Sadly, over the past two years, the US government has been making it steadily more expensive and difficult for some foreign tourists to get into the US, causing a wave of tit-for-tat fee-raising which has made it more expensive for Americans to travel overseas.

The problem is visa fees. "Our fee worldwide for someone to apply for a visa 'to visit the US' is now $100," says Stuart Patt, consular affairs spokesman for the State Department. "It went up twice during 2002. The reason we had to raise the fee is a combination of declining applications and increased expenses due to increased security needs."

US law requires that our visa service pay for itself, so when fewer travelers come to the US, fees go up. Visa fees are also helping pay for our nation's increasingly intense security regime, and the costs there are still rising. "We are mandated to move to a biometric [code] on the US visa by next October, and that is not going to come without some expense," Patt says. (A biometric code uses body measurements, such as the distance between your eyes or the pattern of your fingerprint, to identify you.)

You Raise Mine, I'll Raise Yours

How does all of this affect US travelers? Other countries raise their fees in lockstep with ours. So when we make it more difficult for their travelers to visit the US, they make it more difficult for Americans to come to their countries.

There are still plenty of places Americans can go without visas. All of western Europe, North America, the Caribbean, many Central and South American countries, Australia and New Zealand, South Africa, Sri Lanka, Israel, Hong Kong, Japan and South Korea are among the many lands where a US passport gains automatic entry for a short stay.

But elsewhere, our new visa fees have been met by reciprocal action:

  • Brazil. The fee for US travelers rocketed from $45 to $100. "The Brazilians, yes, were responding to our $100 fee," Patt says.
  • China. Shot up from $30 to $50.
  • Russia. Jumped from $70 to $100.
  • Ukraine. Raised from $75 to $100.

"People do say, wow, it's expensive now," says Maureen McCulloch, general manager of the San Francisco office of visa expediters Travel Document Systems. "But if people are going to travel, they're going to pay."

A Machine Readable Mess

Further complicating travel for foreigners to the US, as of October 1, all visitors from the 27 countries on the US' visa waiver program -- including top allies such as Great Britain and Japan -- will require new, "machine readable" passports to visit our fair nation, according to Patt.

(Canadians will not need machine-readable passports, because the love we have for Canada is a special and unique love.
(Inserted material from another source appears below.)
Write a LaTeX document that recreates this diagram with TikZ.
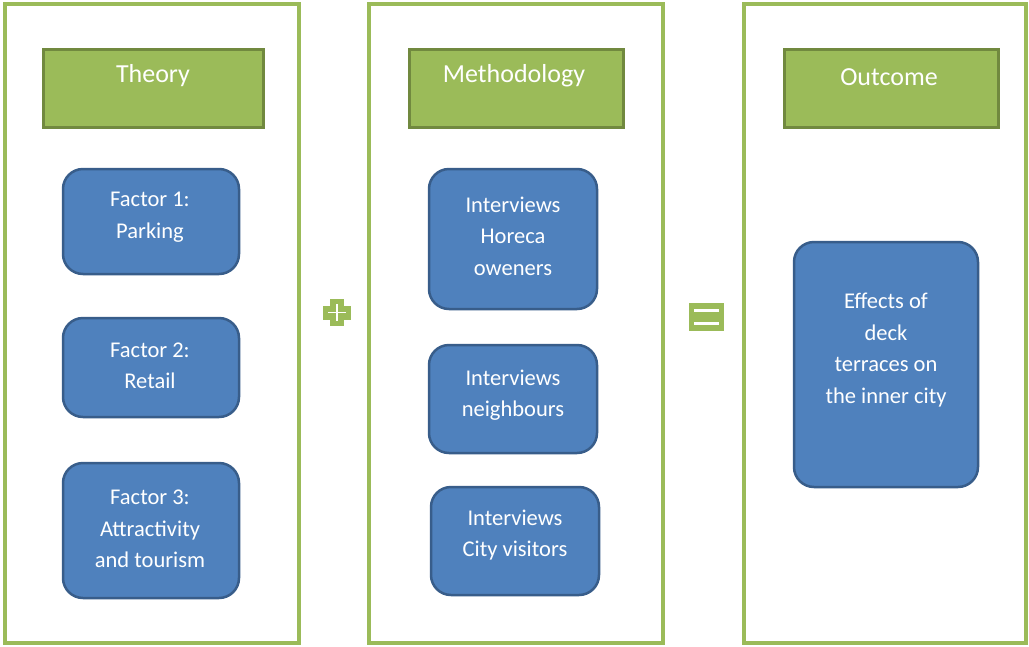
\documentclass[tikz,border=0pt]{standalone}
\usepackage{fontspec}
\setmainfont{Carlito}
\begin{document}
\definecolor{panelgreen}{HTML}{9BBB59}
\definecolor{headborder}{HTML}{71893F}
\definecolor{boxblue}{HTML}{4F81BD}
\definecolor{boxborder}{HTML}{385D8A}
\begin{tikzpicture}[x=1pt,y=-1pt,
  panel/.style={draw=panelgreen,line width=3.5pt,fill=white},
  header/.style={draw=headborder,fill=panelgreen,line width=3pt,inner sep=0pt,anchor=north west},
  headtext/.style={text=white,font=\fontsize{26}{30}\selectfont},
  item/.style={draw=boxborder,fill=boxblue,line width=2.5pt,rounded corners=20pt},
  itemtext/.style={text=white,align=center,font=\fontsize{22.5}{31.5}\selectfont}]
\useasboundingbox (0,0) rectangle (1029,646);
% column frames
\draw[panel] (5,4) rectangle (299,643);
\draw[panel] (369,4) rectangle (663,643);
\draw[panel] (744,4) rectangle (1026,643);
% column headings
\node[header,minimum width=220pt,minimum height=78pt] (theory) at (42,48) {};
\node[headtext] (theorylbl) at (153,76) {Theory};
\node[header,minimum width=214pt,minimum height=78pt] (method) at (408,48) {};
\node[headtext] (methodlbl) at (514,76) {Methodology};
\node[header,minimum width=214pt,minimum height=78pt] (outcome) at (783,48) {};
\node[headtext] (outcomelbl) at (889,77) {Outcome};
% theory factors
\draw[item] (63,169) rectangle (239,274);
\node[itemtext] (f1) at (150,217) {Factor 1:\\Parking};
\draw[item] (63,318) rectangle (239,417);
\node[itemtext] (f2) at (150,366) {Factor 2:\\Retail};
\draw[item] (63,463) rectangle (239,598);
\node[itemtext] (f3) at (150,529) {Factor 3:\\Attractivity\\and tourism};
% interviews
\draw[item] (429,169) rectangle (597,309);
\node[itemtext] (m1) at (513,236) {Interviews\\Horeca\\oweners};
\draw[item] (429,345) rectangle (597,453);
\node[itemtext] (m2) at (513,395) {Interviews\\neighbours};
\draw[item] (431,487) rectangle (599,595);
\node[itemtext] (m3) at (515,535) {Interviews\\City visitors};
% outcome
\draw[item] (794,242) rectangle (978,487);
\node[itemtext] (o1) at (886,350) {Effects of\\deck\\terraces on\\the inner city};
% plus sign
\fill[panelgreen] (330,299) rectangle (344,326);
\fill[panelgreen] (323,305.5) rectangle (351,319.5);
\draw[white,line width=1.2pt] (337,304) -- (337,321) (328,312.5) -- (346,312.5);
% equals sign
\fill[panelgreen] (689,303) rectangle (724,331);
\fill[white] (694,309) rectangle (719,312);
\fill[white] (694,322) rectangle (719,325);
\end{tikzpicture}
\end{document}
The official State Department reason is because "while some people mistakenly think Canada is part of the visa waiver program, the authorization for Canadian citizens to travel visa-free comes from other immigration laws.")

In an article on EyeForTravel (www.eyefortravel.com/index.asp?news=37234&src=nwsltr&emins1=%7BencEmail%7D&enc=1), a British Airways spokesman estimated that about 200,000 UK citizens lack the new passports, and so might be turned away at the US border if they don't get new documents fast.

To check if your non-US passport is machine readable, look at the bottom of your passport's photo page. If you see two lines of text or coded data (the data on my US passport starts with "P<USASEGAN<<SASCHA" for example), you're OK.

While we agree border security is important, raising financial and procedural walls between Americans and the rest of the world isn't the best way to make Americans loved. As travelers' advocates, we wish our government could find a friendlier way of funding necessary security improvements.